## start Information provided
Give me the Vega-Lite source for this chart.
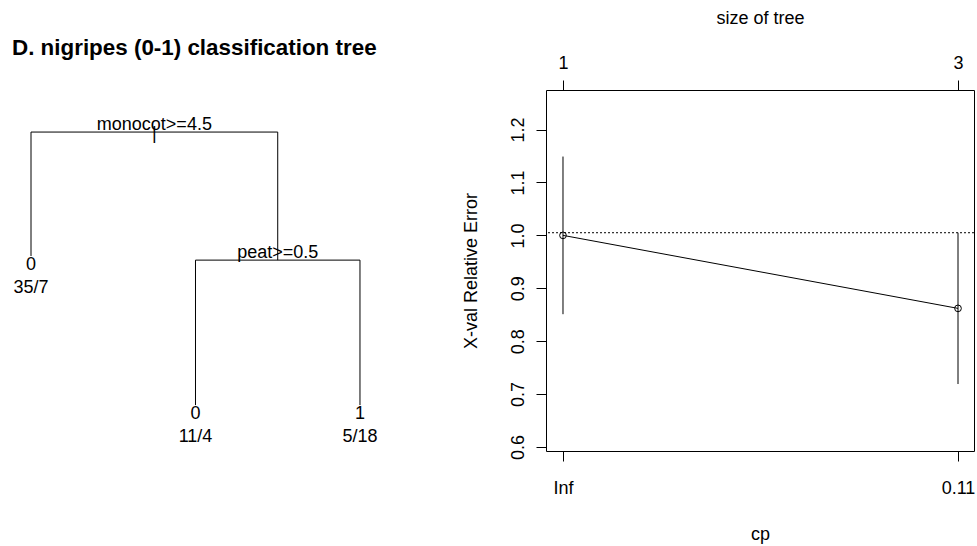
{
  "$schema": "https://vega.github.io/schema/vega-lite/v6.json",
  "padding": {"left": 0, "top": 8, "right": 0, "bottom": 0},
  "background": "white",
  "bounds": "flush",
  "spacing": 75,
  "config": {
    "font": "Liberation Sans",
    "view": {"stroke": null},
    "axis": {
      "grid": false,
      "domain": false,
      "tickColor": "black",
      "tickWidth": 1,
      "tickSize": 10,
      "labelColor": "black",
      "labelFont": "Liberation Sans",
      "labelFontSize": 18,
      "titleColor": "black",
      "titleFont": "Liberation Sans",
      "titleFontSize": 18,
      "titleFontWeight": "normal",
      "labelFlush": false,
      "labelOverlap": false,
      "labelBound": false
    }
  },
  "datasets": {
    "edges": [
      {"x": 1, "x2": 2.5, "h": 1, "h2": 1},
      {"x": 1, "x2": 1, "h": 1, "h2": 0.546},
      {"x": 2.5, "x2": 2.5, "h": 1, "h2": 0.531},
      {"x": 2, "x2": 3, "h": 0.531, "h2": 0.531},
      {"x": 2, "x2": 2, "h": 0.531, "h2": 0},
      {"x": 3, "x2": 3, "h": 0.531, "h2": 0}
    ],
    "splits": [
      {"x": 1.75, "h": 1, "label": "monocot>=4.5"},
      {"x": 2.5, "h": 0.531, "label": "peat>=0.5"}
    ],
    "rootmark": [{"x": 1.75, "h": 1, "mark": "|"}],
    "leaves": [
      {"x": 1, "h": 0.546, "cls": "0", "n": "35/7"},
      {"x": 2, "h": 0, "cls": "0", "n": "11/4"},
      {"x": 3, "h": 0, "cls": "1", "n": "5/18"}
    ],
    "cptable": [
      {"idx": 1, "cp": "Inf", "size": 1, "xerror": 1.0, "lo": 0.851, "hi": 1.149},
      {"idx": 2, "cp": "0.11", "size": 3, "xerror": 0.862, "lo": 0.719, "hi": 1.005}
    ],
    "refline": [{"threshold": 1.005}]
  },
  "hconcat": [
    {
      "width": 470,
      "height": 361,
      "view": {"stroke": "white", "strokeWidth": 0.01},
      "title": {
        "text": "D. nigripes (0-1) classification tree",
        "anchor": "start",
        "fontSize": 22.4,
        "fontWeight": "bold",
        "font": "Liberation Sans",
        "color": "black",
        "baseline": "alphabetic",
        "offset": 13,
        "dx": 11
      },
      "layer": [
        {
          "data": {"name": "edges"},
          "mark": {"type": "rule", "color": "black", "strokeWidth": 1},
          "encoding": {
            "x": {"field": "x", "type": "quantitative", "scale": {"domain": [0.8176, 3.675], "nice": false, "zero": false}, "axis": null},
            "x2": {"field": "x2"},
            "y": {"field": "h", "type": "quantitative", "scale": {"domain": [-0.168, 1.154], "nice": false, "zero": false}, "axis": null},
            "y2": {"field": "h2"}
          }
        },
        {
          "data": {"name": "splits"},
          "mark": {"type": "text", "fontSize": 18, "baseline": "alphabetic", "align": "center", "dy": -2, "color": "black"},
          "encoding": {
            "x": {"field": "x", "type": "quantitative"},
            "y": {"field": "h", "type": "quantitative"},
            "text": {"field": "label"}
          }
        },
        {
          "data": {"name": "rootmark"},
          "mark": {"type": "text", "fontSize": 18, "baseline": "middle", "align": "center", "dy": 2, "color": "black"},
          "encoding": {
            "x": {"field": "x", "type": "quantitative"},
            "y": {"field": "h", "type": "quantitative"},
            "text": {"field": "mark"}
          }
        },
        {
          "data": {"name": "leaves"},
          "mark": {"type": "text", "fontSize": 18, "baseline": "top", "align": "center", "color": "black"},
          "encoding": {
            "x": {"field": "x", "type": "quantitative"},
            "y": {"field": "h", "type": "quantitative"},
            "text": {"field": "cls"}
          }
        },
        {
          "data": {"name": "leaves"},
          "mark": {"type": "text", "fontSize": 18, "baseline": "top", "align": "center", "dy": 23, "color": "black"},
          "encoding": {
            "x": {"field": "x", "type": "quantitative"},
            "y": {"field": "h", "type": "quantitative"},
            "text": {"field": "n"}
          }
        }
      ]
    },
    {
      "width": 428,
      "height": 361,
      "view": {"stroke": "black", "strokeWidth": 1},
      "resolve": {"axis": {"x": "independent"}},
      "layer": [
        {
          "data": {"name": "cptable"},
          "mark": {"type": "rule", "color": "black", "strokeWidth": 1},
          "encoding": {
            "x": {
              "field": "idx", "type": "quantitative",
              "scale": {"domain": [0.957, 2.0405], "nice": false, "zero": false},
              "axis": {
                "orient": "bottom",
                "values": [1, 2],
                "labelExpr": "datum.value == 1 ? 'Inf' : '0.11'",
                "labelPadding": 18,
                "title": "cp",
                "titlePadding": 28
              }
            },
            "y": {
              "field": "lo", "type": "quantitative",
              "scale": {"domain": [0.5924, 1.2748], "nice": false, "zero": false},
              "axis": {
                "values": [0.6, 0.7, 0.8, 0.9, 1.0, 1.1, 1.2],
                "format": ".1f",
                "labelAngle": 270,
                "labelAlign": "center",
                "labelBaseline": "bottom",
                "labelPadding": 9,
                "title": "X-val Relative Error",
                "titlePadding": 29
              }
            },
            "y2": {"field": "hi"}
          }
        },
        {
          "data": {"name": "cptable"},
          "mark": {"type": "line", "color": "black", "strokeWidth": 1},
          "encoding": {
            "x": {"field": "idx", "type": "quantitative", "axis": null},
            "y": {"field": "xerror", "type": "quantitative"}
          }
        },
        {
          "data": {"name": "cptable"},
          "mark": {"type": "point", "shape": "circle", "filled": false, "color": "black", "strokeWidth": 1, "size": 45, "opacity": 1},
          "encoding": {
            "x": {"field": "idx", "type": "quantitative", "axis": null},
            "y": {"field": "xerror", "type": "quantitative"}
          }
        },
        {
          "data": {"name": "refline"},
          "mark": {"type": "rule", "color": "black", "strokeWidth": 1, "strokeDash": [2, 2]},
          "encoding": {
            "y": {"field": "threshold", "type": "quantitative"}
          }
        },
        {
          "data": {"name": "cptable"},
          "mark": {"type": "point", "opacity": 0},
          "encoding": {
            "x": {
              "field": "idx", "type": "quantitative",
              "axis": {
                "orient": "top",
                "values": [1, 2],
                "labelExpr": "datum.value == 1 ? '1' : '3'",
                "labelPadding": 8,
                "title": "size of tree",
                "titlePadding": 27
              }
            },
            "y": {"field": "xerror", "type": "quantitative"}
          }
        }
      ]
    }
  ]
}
## end Information provided
Stated task -
Return all of the data exactly as written, and drop the pictures.

Task solution -
Give me the Vega-Lite source for this chart.
{
  "$schema": "https://vega.github.io/schema/vega-lite/v6.json",
  "padding": {"left": 0, "top": 8, "right": 0, "bottom": 0},
  "background": "white",
  "bounds": "flush",
  "spacing": 75,
  "config": {
    "font": "Liberation Sans",
    "view": {"stroke": null},
    "axis": {
      "grid": false,
      "domain": false,
      "tickColor": "black",
      "tickWidth": 1,
      "tickSize": 10,
      "labelColor": "black",
      "labelFont": "Liberation Sans",
      "labelFontSize": 18,
      "titleColor": "black",
      "titleFont": "Liberation Sans",
      "titleFontSize": 18,
      "titleFontWeight": "normal",
      "labelFlush": false,
      "labelOverlap": false,
      "labelBound": false
    }
  },
  "datasets": {
    "edges": [
      {"x": 1, "x2": 2.5, "h": 1, "h2": 1},
      {"x": 1, "x2": 1, "h": 1, "h2": 0.546},
      {"x": 2.5, "x2": 2.5, "h": 1, "h2": 0.531},
      {"x": 2, "x2": 3, "h": 0.531, "h2": 0.531},
      {"x": 2, "x2": 2, "h": 0.531, "h2": 0},
      {"x": 3, "x2": 3, "h": 0.531, "h2": 0}
    ],
    "splits": [
      {"x": 1.75, "h": 1, "label": "monocot>=4.5"},
      {"x": 2.5, "h": 0.531, "label": "peat>=0.5"}
    ],
    "rootmark": [{"x": 1.75, "h": 1, "mark": "|"}],
    "leaves": [
      {"x": 1, "h": 0.546, "cls": "0", "n": "35/7"},
      {"x": 2, "h": 0, "cls": "0", "n": "11/4"},
      {"x": 3, "h": 0, "cls": "1", "n": "5/18"}
    ],
    "cptable": [
      {"idx": 1, "cp": "Inf", "size": 1, "xerror": 1.0, "lo": 0.851, "hi": 1.149},
      {"idx": 2, "cp": "0.11", "size": 3, "xerror": 0.862, "lo": 0.719, "hi": 1.005}
    ],
    "refline": [{"threshold": 1.005}]
  },
  "hconcat": [
    {
      "width": 470,
      "height": 361,
      "view": {"stroke": "white", "strokeWidth": 0.01},
      "title": {
        "text": "D. nigripes (0-1) classification tree",
        "anchor": "start",
        "fontSize": 22.4,
        "fontWeight": "bold",
        "font": "Liberation Sans",
        "color": "black",
        "baseline": "alphabetic",
        "offset": 13,
        "dx": 11
      },
      "layer": [
        {
          "data": {"name": "edges"},
          "mark": {"type": "rule", "color": "black", "strokeWidth": 1},
          "encoding": {
            "x": {"field": "x", "type": "quantitative", "scale": {"domain": [0.8176, 3.675], "nice": false, "zero": false}, "axis": null},
            "x2": {"field": "x2"},
            "y": {"field": "h", "type": "quantitative", "scale": {"domain": [-0.168, 1.154], "nice": false, "zero": false}, "axis": null},
            "y2": {"field": "h2"}
          }
        },
        {
          "data": {"name": "splits"},
          "mark": {"type": "text", "fontSize": 18, "baseline": "alphabetic", "align": "center", "dy": -2, "color": "black"},
          "encoding": {
            "x": {"field": "x", "type": "quantitative"},
            "y": {"field": "h", "type": "quantitative"},
            "text": {"field": "label"}
          }
        },
        {
          "data": {"name": "rootmark"},
          "mark": {"type": "text", "fontSize": 18, "baseline": "middle", "align": "center", "dy": 2, "color": "black"},
          "encoding": {
            "x": {"field": "x", "type": "quantitative"},
            "y": {"field": "h", "type": "quantitative"},
            "text": {"field": "mark"}
          }
        },
        {
          "data": {"name": "leaves"},
          "mark": {"type": "text", "fontSize": 18, "baseline": "top", "align": "center", "color": "black"},
          "encoding": {
            "x": {"field": "x", "type": "quantitative"},
            "y": {"field": "h", "type": "quantitative"},
            "text": {"field": "cls"}
          }
        },
        {
          "data": {"name": "leaves"},
          "mark": {"type": "text", "fontSize": 18, "baseline": "top", "align": "center", "dy": 23, "color": "black"},
          "encoding": {
            "x": {"field": "x", "type": "quantitative"},
            "y": {"field": "h", "type": "quantitative"},
            "text": {"field": "n"}
          }
        }
      ]
    },
    {
      "width": 428,
      "height": 361,
      "view": {"stroke": "black", "strokeWidth": 1},
      "resolve": {"axis": {"x": "independent"}},
      "layer": [
        {
          "data": {"name": "cptable"},
          "mark": {"type": "rule", "color": "black", "strokeWidth": 1},
          "encoding": {
            "x": {
              "field": "idx", "type": "quantitative",
              "scale": {"domain": [0.957, 2.0405], "nice": false, "zero": false},
              "axis": {
                "orient": "bottom",
                "values": [1, 2],
                "labelExpr": "datum.value == 1 ? 'Inf' : '0.11'",
                "labelPadding": 18,
                "title": "cp",
                "titlePadding": 28
              }
            },
            "y": {
              "field": "lo", "type": "quantitative",
              "scale": {"domain": [0.5924, 1.2748], "nice": false, "zero": false},
              "axis": {
                "values": [0.6, 0.7, 0.8, 0.9, 1.0, 1.1, 1.2],
                "format": ".1f",
                "labelAngle": 270,
                "labelAlign": "center",
                "labelBaseline": "bottom",
                "labelPadding": 9,
                "title": "X-val Relative Error",
                "titlePadding": 29
              }
            },
            "y2": {"field": "hi"}
          }
        },
        {
          "data": {"name": "cptable"},
          "mark": {"type": "line", "color": "black", "strokeWidth": 1},
          "encoding": {
            "x": {"field": "idx", "type": "quantitative", "axis": null},
            "y": {"field": "xerror", "type": "quantitative"}
          }
        },
        {
          "data": {"name": "cptable"},
          "mark": {"type": "point", "shape": "circle", "filled": false, "color": "black", "strokeWidth": 1, "size": 45, "opacity": 1},
          "encoding": {
            "x": {"field": "idx", "type": "quantitative", "axis": null},
            "y": {"field": "xerror", "type": "quantitative"}
          }
        },
        {
          "data": {"name": "refline"},
          "mark": {"type": "rule", "color": "black", "strokeWidth": 1, "strokeDash": [2, 2]},
          "encoding": {
            "y": {"field": "threshold", "type": "quantitative"}
          }
        },
        {
          "data": {"name": "cptable"},
          "mark": {"type": "point", "opacity": 0},
          "encoding": {
            "x": {
              "field": "idx", "type": "quantitative",
              "axis": {
                "orient": "top",
                "values": [1, 2],
                "labelExpr": "datum.value == 1 ? '1' : '3'",
                "labelPadding": 8,
                "title": "size of tree",
                "titlePadding": 27
              }
            },
            "y": {"field": "xerror", "type": "quantitative"}
          }
        }
      ]
    }
  ]
}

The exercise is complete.